Small-Cap Opportunistic Value Strategy—2Q23 Update and Outlook —Royce
article 07-11-2023

Small-Cap Opportunistic Value Strategy—2Q23 Update and Outlook

Portfolio Managers Jim Stoeffel, Brendan Hartman, Jim Harvey, and Assistant Portfolio Manager Kavitha Venkatraman detail how our Small-Cap Opportunistic Value Strategy performed and update investors and clients on their outlook.


How did the Small-Cap Opportunistic Value Strategy perform in 2Q23 and the first half of 2023?

Jim Harvey: We were really pleased with the way that Royce Small-Cap Opportunity Fund, the portfolio we manage in the Strategy, performed for the quarter and the first half. The Fund advanced 6.8% in 2Q23, ahead of its primary benchmark, the Russell 2000 Value Index (+3.2%) and its secondary benchmark, the Russell 2000 Index (+5.2%). The portfolio increased 13.2% for the year-to-date period ended 6/30/23, versus respective gains of 2.5% and 8.1% for the Russell 2000 Value and Russell 2000.

How has the Fund done versus its benchmark over longer-term periods?

Brendan Hartman: We were even happier with the results for those always important long-term periods. The Fund beat both benchmarks for the one-, three-, five-, 10-, 15-, 20-year, and since inception (11/19/96) periods ended 6/30/23.

What were the Fund’s results on a sector basis in 2Q23?

Kavitha Venkatraman They were very strong. Eight of the Fund’s 10 equity sectors made positive contributions to 2Q23 performance, led by Industrials, Health Care, and Consumer Discretionary. Communication Services and Consumer Staples detracted while the smallest contribution came from Energy.

What happened at the industry level during the quarter?

Jim Stoeffel: The semiconductors & semiconductor equipment and electronic equipment, instruments & components industries—both from Information Technology and both perennial areas of investment interest—along with construction & engineering from the Industrials sector, made the biggest positive contributions.
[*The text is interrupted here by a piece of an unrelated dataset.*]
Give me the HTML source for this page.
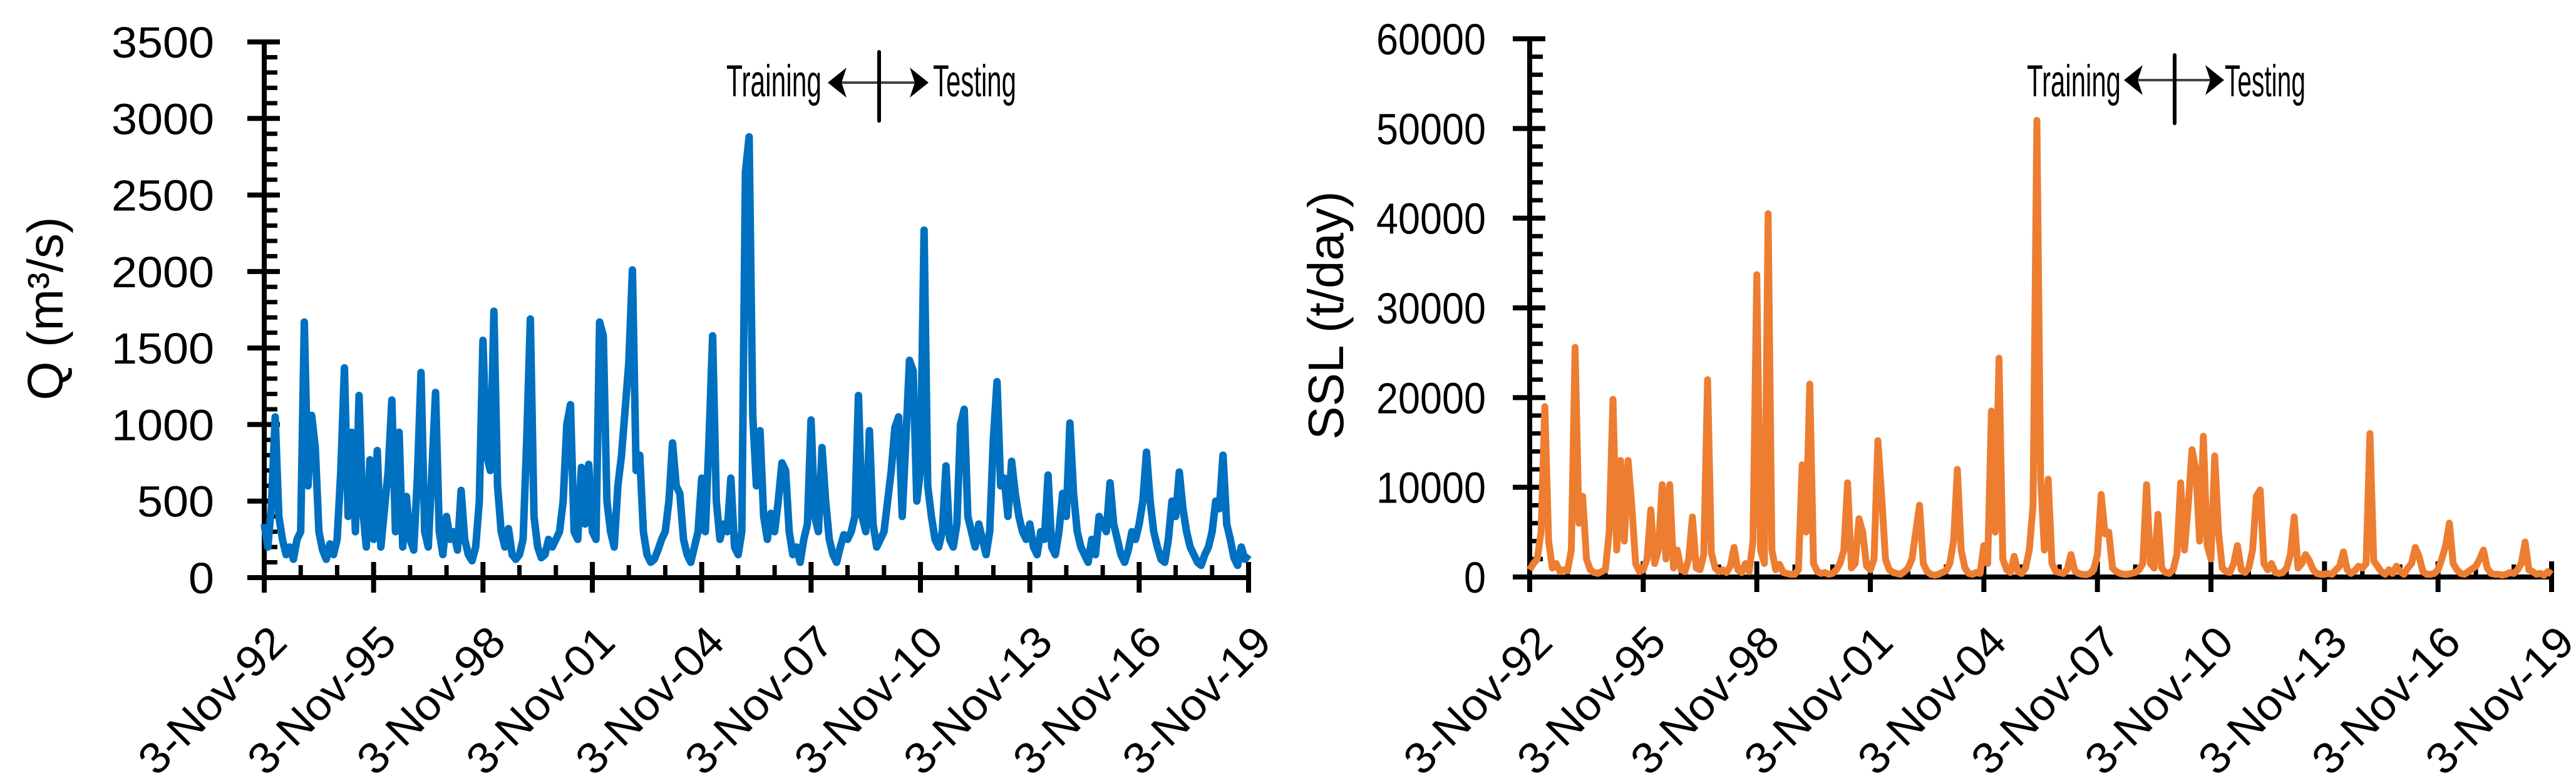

Communications equipment from Information Technology; interactive media & services from Communication Services; and technology hardware, storage & peripherals, which is also from Information Technology, detracted most at the industry level.

How did the Fund perform relative to the Russell 2000 Value on a sector basis in 2Q23?

Brendan Hartman: The Fund’s advantage versus the small-cap value index came mostly from our sector allocation decisions, in particular our significantly lower weighting in Financials—and in that sector’s bank industry—and much higher weighting in Industrials. Stock selection in Consumer Discretionary was also meaningfully additive versus the benchmark. Conversely, stock selection hurt relative results in Information Technology and Communication Services while our cash position also detracted.

How did the Fund perform at the sector level for the year-to-date period ended 6/30/23?

Kavitha Venkatraman: Nine of the Fund’s equity sectors contributed to 2023’s first-half results, with Industrials, Consumer Discretionary, and Information Technology leading. Energy was the only sector that detracted while Communication Services and Real Estate made the smallest contributions.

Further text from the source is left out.